Good Enough to Eat by Stacey Ballis

 

Picked up this one from the library and really enjoyed it.  If I had to classify it, I would call it more women’s fiction, however there is some romance in it.  Melanie, the protagonist, has lost a lot of weight, basically a whole other person.  On top of that she has changed careers, giving up the law for a healthy eating food business and just as she is feeling the success of these positive changes her husband leaves her.  The fact that he left her for a heavier woman and a woman who was her friend just added salt to the wound.

This could have been a very typical “fat girl gets thin, finds love, lives happily ever after”, however it is not.  The author does a great job showing that the weight is not the defining feature of Melanie, there is so much more to her, and any person than his or her body size.  The supporting characters, Kai, Phil, Nadia and Nate all have interesting lives and are well fleshed out.  The intersection of this particular group of people is believable and works with the plot of the story.

The treatment of food addiction/comfort eating/unhealthy relationship with food is well done.  Food is a really difficult addiction to live with and conquer, mainly because you can’t just go cold turkey on it 🙂 and it is not a very sympathy inducing addiction.  This struggle is really brought to life well through Melanie, her actions and reactions and her relationship and conversations with her nutritionist, Carey.  As someone who struggles with my own weight, I could so relate to Melanie’s feelings and experiences and they rang very true to me.

I loved the ending…I won’t give it away but definitely not typical.  Highly recommended read!

Divorce Can Be Murder by Victoria Pade

 I picked up this one at my local second hand book seller.  I hadn’t heard anything about it but the cover and title intrigued me.

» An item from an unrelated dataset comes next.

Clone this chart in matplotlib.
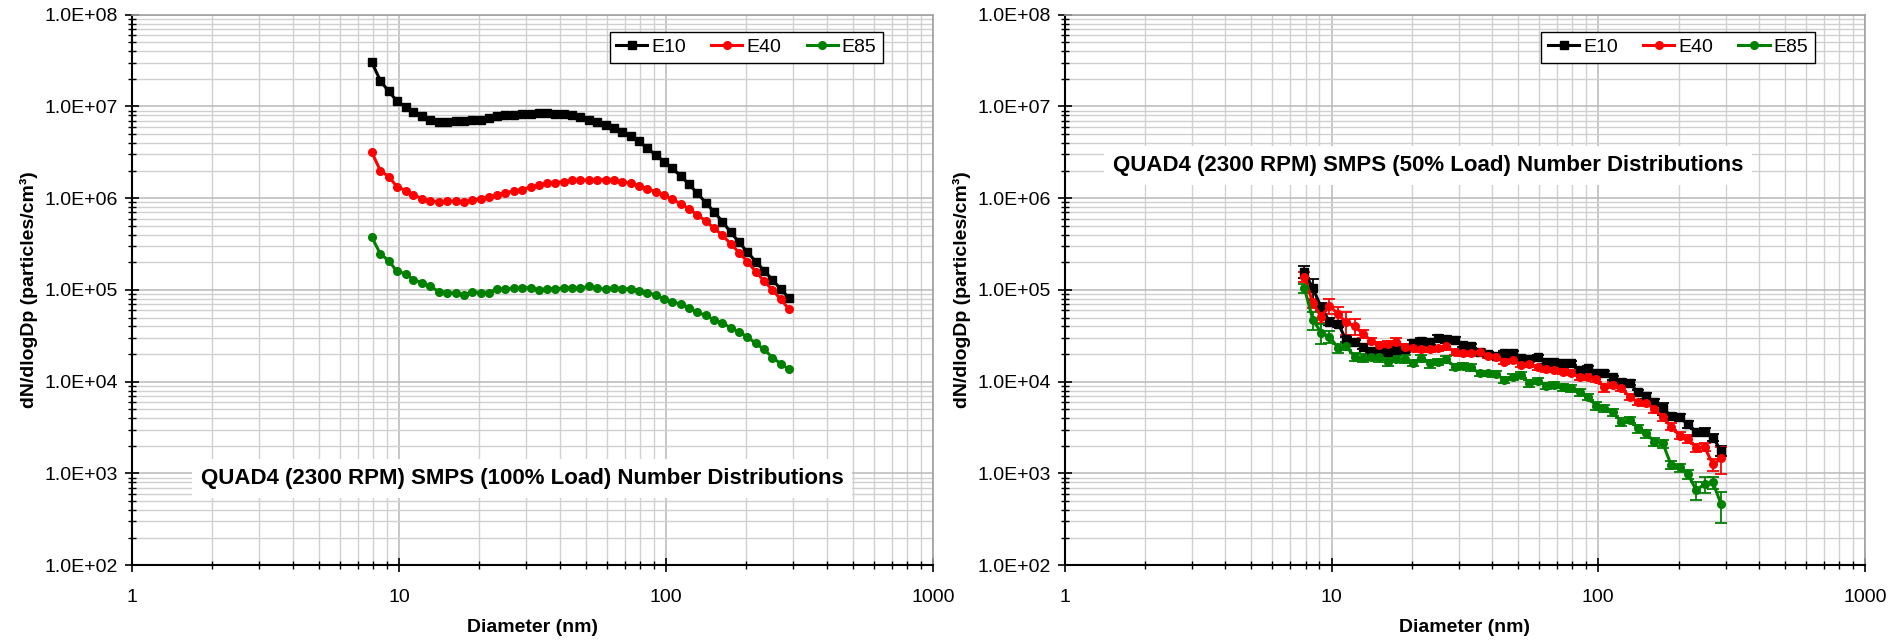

Jimi Plain is a technical writer and a single mother of 2 girls.  She has an ex, who is the girls’ father.  He is active “off screen” through broken promises and phone calls interwoven in the story.  Danny is her policeman cousin and Nell is her Grandmother.  At the beginning of the book, Jimi is moving her girls into the house with Danny and Nell somewhat regretfully but financially necessary.  Other characters include Linda, a good friend and neighbor in the middle of a divorce, and Audrey, a nun and counselor, who runs a divorce recovery group.  Although Audrey is a main character, and Nell and Danny both are regular church goers,  the story line is not preachy or full of religious references or moral “lessons”.

The Divorce group is at the center of the murders and the plot twists and turns.  The character of Jimi was interesting and sympathetic.  The other members of the divorce group seemed to me to represent the gamut of reactions to divorce and were very well done.  Jimi’s girls also gave realistic faces to teen children of divorce.  The representations of divorce and the impacts not only on the couple divorcing but others around them were particularly well done.

There were many intersections in the relationships among the characters and this led to red herrings in the mystery plot line. I did figure out the culprit at chapter 25 out of 35, however there was one piece I was wrong about and I did doubt myself a little bit so the book was still very engaging and the twist right at the end was unexpected.

A warning, simply because many cozy readers don’t like cursing at all, there are about two instances of cursing in the book but no sex.  That is a non-issue for me, but I do know that some readers expect their cozies to be clean.

I enjoyed this book and would read another in the series.  I am glad to have stumbled across it.